DATA LINES:
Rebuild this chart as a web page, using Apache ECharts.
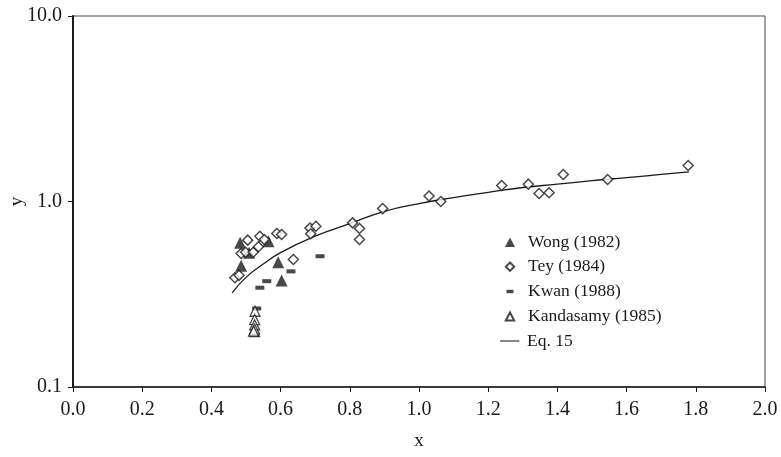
<!DOCTYPE html>
<html>
<head>
<meta charset="utf-8">
<script src="https://cdn.jsdelivr.net/npm/echarts@6/dist/echarts.min.js"></script>
<style>html,body{margin:0;padding:0;background:#fff}#c{width:781px;height:457px}</style>
</head>
<body>
<div id="c"></div>
<script>
var xTicks = ['0.0','0.2','0.4','0.6','0.8','1.0','1.2','1.4','1.6','1.8','2.0'];
var yTicks = ['0.1','1.0','10.0'];
var wong = [[0.483,0.60],[0.565,0.61],[0.509,0.53],[0.486,0.45],[0.593,0.47],[0.603,0.375],[0.525,0.20]];
var tey = [[0.468,0.388],[0.48,0.40],[0.486,0.525],[0.499,0.533],[0.505,0.619],[0.521,0.533],[0.536,0.57],[0.54,0.65],[0.553,0.624],[0.589,0.672],[0.603,0.664],[0.637,0.487],[0.685,0.72],[0.702,0.736],[0.687,0.67],[0.808,0.767],[0.828,0.715],[0.828,0.624],[0.895,0.916],[1.029,1.07],[1.063,1.0],[1.239,1.22],[1.316,1.24],[1.347,1.104],[1.376,1.114],[1.417,1.398],[1.545,1.314],[1.778,1.563]];
var kwan = [[0.531,0.265],[0.54,0.343],[0.56,0.372],[0.63,0.42],[0.714,0.507]];
var kandasamy = [[0.526,0.256],[0.525,0.231],[0.525,0.216],[0.525,0.205],[0.522,0.200]];
var eq15 = [[0.46,0.322],[0.5,0.39],[0.55,0.46],[0.6,0.53],[0.7,0.65],[0.8,0.76],[0.9,0.885],[1.0,0.975],[1.1,1.05],[1.2,1.12],[1.3,1.19],[1.4,1.24],[1.5,1.295],[1.6,1.345],[1.7,1.40],[1.78,1.446]];

var FONT = 'Liberation Serif';
var INK = '#1a1a1a';
var legendText = {fontFamily: FONT, fontSize: 17.5, color: INK, lineHeight: 18};
var chart = echarts.init(document.getElementById('c'), null, {renderer:'canvas'});
chart.setOption({
  animation: false,
  backgroundColor: '#fff',
  grid: {left: 73, right: 16, top: 16, bottom: 70, containLabel: false, outerBoundsMode: 'none',
    show: true, borderColor: '#444', borderWidth: 1, backgroundColor: 'transparent'},
  legend: [{
    orient: 'vertical', left: 500, top: 233, padding: 0, itemWidth: 22, itemHeight: 10, itemGap: 6.75,
    textStyle: legendText,
    data: [
      {name: 'Wong (1982)', icon: 'path://M0,0M22,10M4,10L9,0.5L14,10z'},
      {name: 'Tey (1984)', icon: 'path://M0,0M22,10M9,0.8L13.2,5L9,9.2L4.8,5z'},
      {name: 'Kwan (1988)', icon: 'path://M0,0M22,10M5.5,3.3h7v3.4h-7z'},
      {name: 'Kandasamy (1985)', icon: 'path://M0,0M22,10M4.8,9.2L9,1.2L13.2,9.2z'}
    ]
  }, {
    orient: 'vertical', left: 500, top: 332, padding: 0, itemWidth: 22, itemHeight: 10,
    textStyle: legendText,
    data: [{name: 'Eq. 15', icon: 'path://M0,0M22,10M-3,4.4h22v1.2h-22z'}]
  }],
  xAxis: {
    type: 'value', min: 0, max: 2, interval: 0.2,
    name: 'x', nameLocation: 'middle', nameGap: 45,
    nameTextStyle: {fontFamily: FONT, fontSize: 19, color: INK},
    axisLine: {show: true, lineStyle: {color: INK, width: 1.5}},
    axisTick: {show: true, inside: false, length: 5, lineStyle: {color: INK}},
    axisLabel: {fontFamily: FONT, fontSize: 20, color: INK, margin: 13,
      formatter: function(v){ var i = Math.round(v/0.2); return xTicks[i] !== undefined ? xTicks[i] : v.toFixed(1); }},
    splitLine: {show: false}
  },
  yAxis: {
    type: 'log', logBase: 10, min: 0.1, max: 10,
    name: 'y', nameLocation: 'middle', nameGap: 46, nameMoveOverlap: false,
    nameTextStyle: {fontFamily: FONT, fontSize: 19, color: INK},
    axisLine: {show: true, lineStyle: {color: INK, width: 2}},
    axisTick: {show: true, inside: false, length: 5, lineStyle: {color: INK}},
    minorTick: {show: false},
    axisLabel: {fontFamily: FONT, fontSize: 20, color: INK, margin: 11,
      formatter: function(v){ var i = Math.round(Math.log10(v)) + 1; return yTicks[i] !== undefined ? yTicks[i] : String(v); }},
    splitLine: {show: false}
  },
  series: [
    {name: 'Wong (1982)', type: 'scatter', symbol: 'triangle', symbolSize: 12, data: wong, z: 3,
      itemStyle: {color: INK}},
    {name: 'Tey (1984)', type: 'scatter', symbol: 'diamond', symbolSize: 10, data: tey, z: 4,
      itemStyle: {color: '#fff', borderColor: INK, borderWidth: 1.5}},
    {name: 'Kwan (1988)', type: 'scatter', symbol: 'rect', symbolSize: [9,4], data: kwan, z: 3,
      itemStyle: {color: INK}},
    {name: 'Kandasamy (1985)', type: 'scatter', symbol: 'triangle', symbolSize: 10, data: kandasamy, z: 4,
      itemStyle: {color: '#fff', borderColor: INK, borderWidth: 1.3}},
    {name: 'Eq. 15', type: 'line', smooth: true, showSymbol: false, symbol: 'none', data: eq15, z: 2,
      lineStyle: {color: INK, width: 1.3}, itemStyle: {color: INK}}
  ]
});
</script>
</body>
</html>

WHAT THIS TASK INVOLVES: Retype the whole listing exactly and leave the pictures out.

FINAL RESULT:
Rebuild this chart as a web page, using Apache ECharts.
<!DOCTYPE html>
<html>
<head>
<meta charset="utf-8">
<script src="https://cdn.jsdelivr.net/npm/echarts@6/dist/echarts.min.js"></script>
<style>html,body{margin:0;padding:0;background:#fff}#c{width:781px;height:457px}</style>
</head>
<body>
<div id="c"></div>
<script>
var xTicks = ['0.0','0.2','0.4','0.6','0.8','1.0','1.2','1.4','1.6','1.8','2.0'];
var yTicks = ['0.1','1.0','10.0'];
var wong = [[0.483,0.60],[0.565,0.61],[0.509,0.53],[0.486,0.45],[0.593,0.47],[0.603,0.375],[0.525,0.20]];
var tey = [[0.468,0.388],[0.48,0.40],[0.486,0.525],[0.499,0.533],[0.505,0.619],[0.521,0.533],[0.536,0.57],[0.54,0.65],[0.553,0.624],[0.589,0.672],[0.603,0.664],[0.637,0.487],[0.685,0.72],[0.702,0.736],[0.687,0.67],[0.808,0.767],[0.828,0.715],[0.828,0.624],[0.895,0.916],[1.029,1.07],[1.063,1.0],[1.239,1.22],[1.316,1.24],[1.347,1.104],[1.376,1.114],[1.417,1.398],[1.545,1.314],[1.778,1.563]];
var kwan = [[0.531,0.265],[0.54,0.343],[0.56,0.372],[0.63,0.42],[0.714,0.507]];
var kandasamy = [[0.526,0.256],[0.525,0.231],[0.525,0.216],[0.525,0.205],[0.522,0.200]];
var eq15 = [[0.46,0.322],[0.5,0.39],[0.55,0.46],[0.6,0.53],[0.7,0.65],[0.8,0.76],[0.9,0.885],[1.0,0.975],[1.1,1.05],[1.2,1.12],[1.3,1.19],[1.4,1.24],[1.5,1.295],[1.6,1.345],[1.7,1.40],[1.78,1.446]];

var FONT = 'Liberation Serif';
var INK = '#1a1a1a';
var legendText = {fontFamily: FONT, fontSize: 17.5, color: INK, lineHeight: 18};
var chart = echarts.init(document.getElementById('c'), null, {renderer:'canvas'});
chart.setOption({
  animation: false,
  backgroundColor: '#fff',
  grid: {left: 73, right: 16, top: 16, bottom: 70, containLabel: false, outerBoundsMode: 'none',
    show: true, borderColor: '#444', borderWidth: 1, backgroundColor: 'transparent'},
  legend: [{
    orient: 'vertical', left: 500, top: 233, padding: 0, itemWidth: 22, itemHeight: 10, itemGap: 6.75,
    textStyle: legendText,
    data: [
      {name: 'Wong (1982)', icon: 'path://M0,0M22,10M4,10L9,0.5L14,10z'},
      {name: 'Tey (1984)', icon: 'path://M0,0M22,10M9,0.8L13.2,5L9,9.2L4.8,5z'},
      {name: 'Kwan (1988)', icon: 'path://M0,0M22,10M5.5,3.3h7v3.4h-7z'},
      {name: 'Kandasamy (1985)', icon: 'path://M0,0M22,10M4.8,9.2L9,1.2L13.2,9.2z'}
    ]
  }, {
    orient: 'vertical', left: 500, top: 332, padding: 0, itemWidth: 22, itemHeight: 10,
    textStyle: legendText,
    data: [{name: 'Eq. 15', icon: 'path://M0,0M22,10M-3,4.4h22v1.2h-22z'}]
  }],
  xAxis: {
    type: 'value', min: 0, max: 2, interval: 0.2,
    name: 'x', nameLocation: 'middle', nameGap: 45,
    nameTextStyle: {fontFamily: FONT, fontSize: 19, color: INK},
    axisLine: {show: true, lineStyle: {color: INK, width: 1.5}},
    axisTick: {show: true, inside: false, length: 5, lineStyle: {color: INK}},
    axisLabel: {fontFamily: FONT, fontSize: 20, color: INK, margin: 13,
      formatter: function(v){ var i = Math.round(v/0.2); return xTicks[i] !== undefined ? xTicks[i] : v.toFixed(1); }},
    splitLine: {show: false}
  },
  yAxis: {
    type: 'log', logBase: 10, min: 0.1, max: 10,
    name: 'y', nameLocation: 'middle', nameGap: 46, nameMoveOverlap: false,
    nameTextStyle: {fontFamily: FONT, fontSize: 19, color: INK},
    axisLine: {show: true, lineStyle: {color: INK, width: 2}},
    axisTick: {show: true, inside: false, length: 5, lineStyle: {color: INK}},
    minorTick: {show: false},
    axisLabel: {fontFamily: FONT, fontSize: 20, color: INK, margin: 11,
      formatter: function(v){ var i = Math.round(Math.log10(v)) + 1; return yTicks[i] !== undefined ? yTicks[i] : String(v); }},
    splitLine: {show: false}
  },
  series: [
    {name: 'Wong (1982)', type: 'scatter', symbol: 'triangle', symbolSize: 12, data: wong, z: 3,
      itemStyle: {color: INK}},
    {name: 'Tey (1984)', type: 'scatter', symbol: 'diamond', symbolSize: 10, data: tey, z: 4,
      itemStyle: {color: '#fff', borderColor: INK, borderWidth: 1.5}},
    {name: 'Kwan (1988)', type: 'scatter', symbol: 'rect', symbolSize: [9,4], data: kwan, z: 3,
      itemStyle: {color: INK}},
    {name: 'Kandasamy (1985)', type: 'scatter', symbol: 'triangle', symbolSize: 10, data: kandasamy, z: 4,
      itemStyle: {color: '#fff', borderColor: INK, borderWidth: 1.3}},
    {name: 'Eq. 15', type: 'line', smooth: true, showSymbol: false, symbol: 'none', data: eq15, z: 2,
      lineStyle: {color: INK, width: 1.3}, itemStyle: {color: INK}}
  ]
});
</script>
</body>
</html>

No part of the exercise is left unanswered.